Finding Useful Predictions by Meta-gradient Descent to Improve Decision-making

TL;DR

This paper introduces a meta-gradient descent method allowing reinforcement learning agents to autonomously select and learn useful predictions, specifically General Value Functions, to improve decision-making in partially observable environments.

Contribution

The work presents a novel meta-gradient approach enabling agents to independently identify and learn valuable predictions without manual specification, enhancing autonomous decision-making.

Findings

Agents can independently select predictions that resolve partial observability.

The method achieves performance comparable to expert-designed value functions.

Self-supervised prediction learning improves decision-making in complex environments.

Abstract

In computational reinforcement learning, a growing body of work seeks to express an agent's model of the world through predictions about future sensations.
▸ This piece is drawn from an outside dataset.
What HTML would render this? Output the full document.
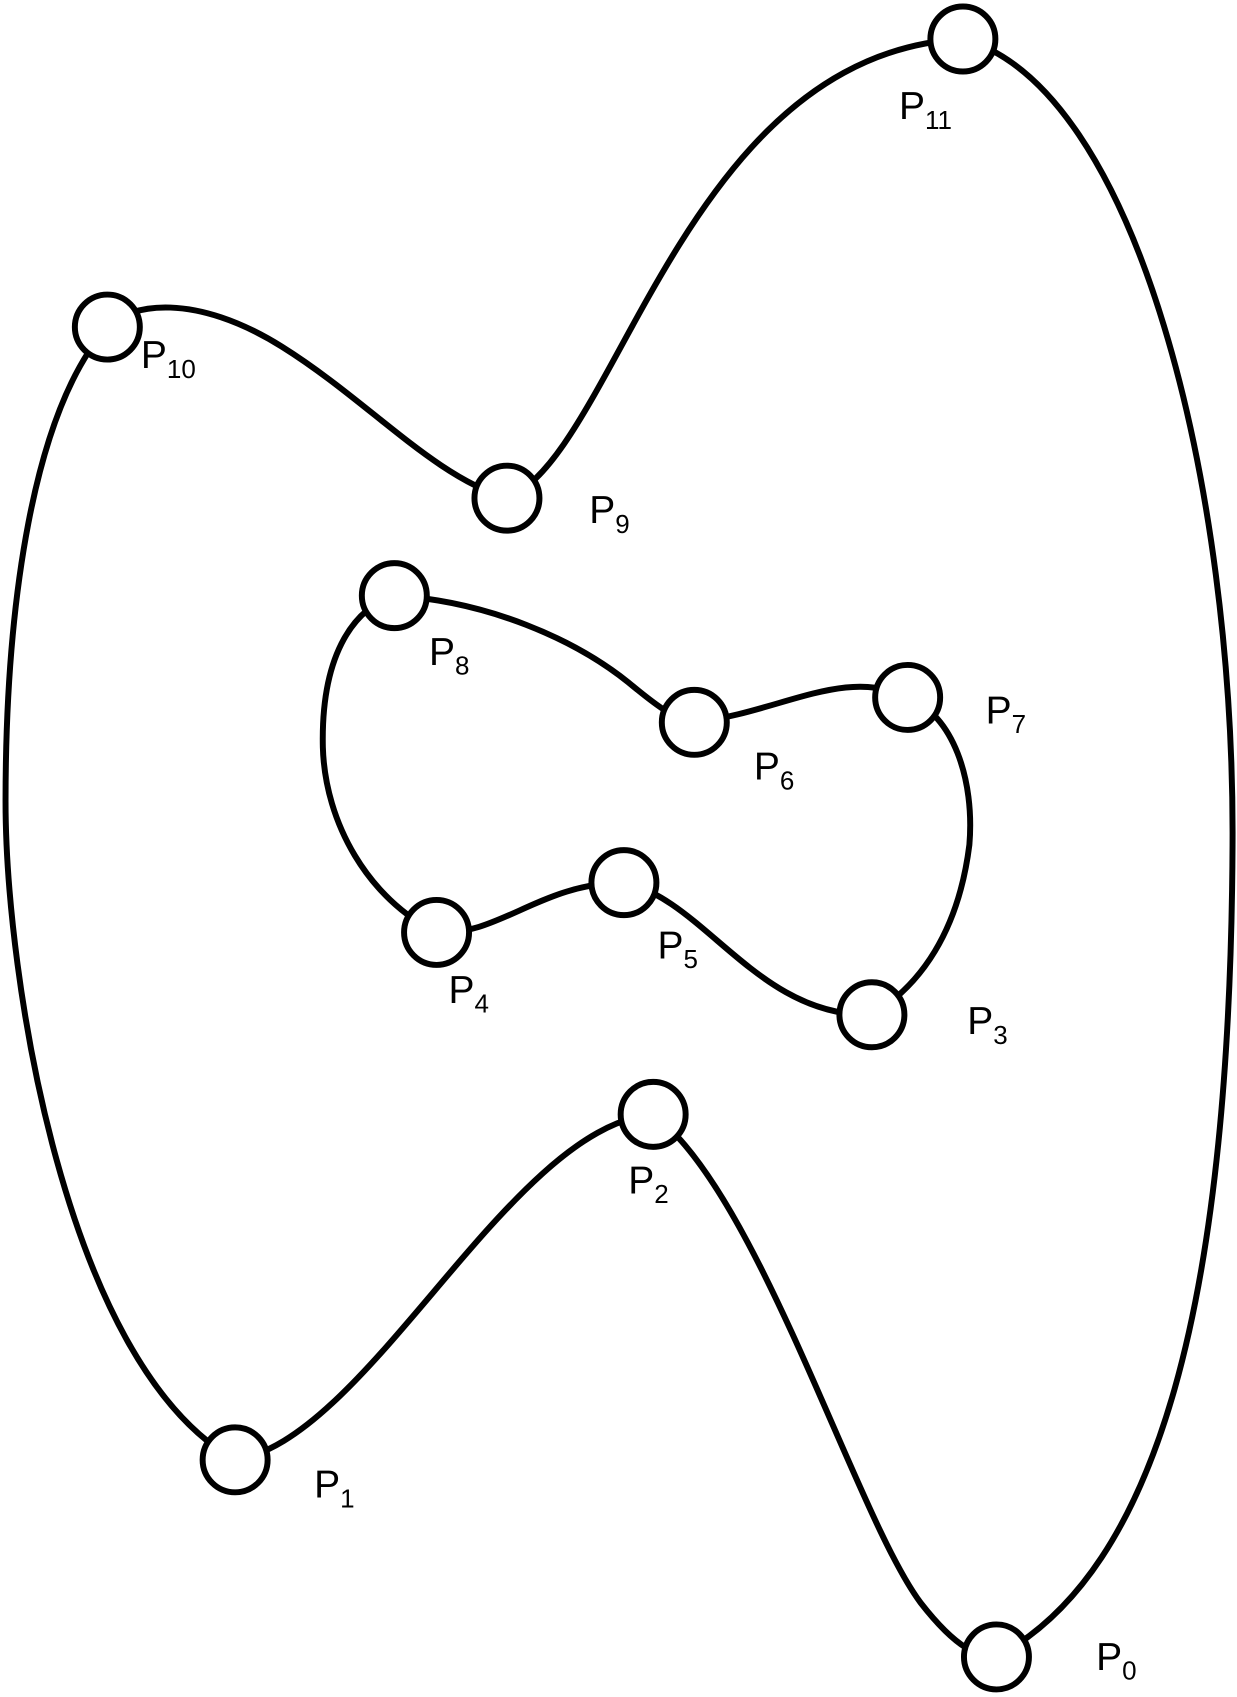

In this manuscript we focus on predictions expressed as General Value Functions: temporally extended estimates of the accumulation of a future signal. One challenge is determining from the infinitely many predictions that the agent could possibly make which might support decision-making. In this work, we contribute a meta-gradient descent method by which an agent can directly specify what predictions it learns, independent of designer instruction. To that end, we introduce a partially observable domain suited to this investigation. We then demonstrate that through interaction with the environment an agent can independently select predictions that resolve the partial-observability, resulting in performance similar to expertly chosen value functions. By learning, rather than manually specifying these predictions, we enable the agent to identify useful predictions in a self-supervised manner, taking a step towards truly autonomous systems.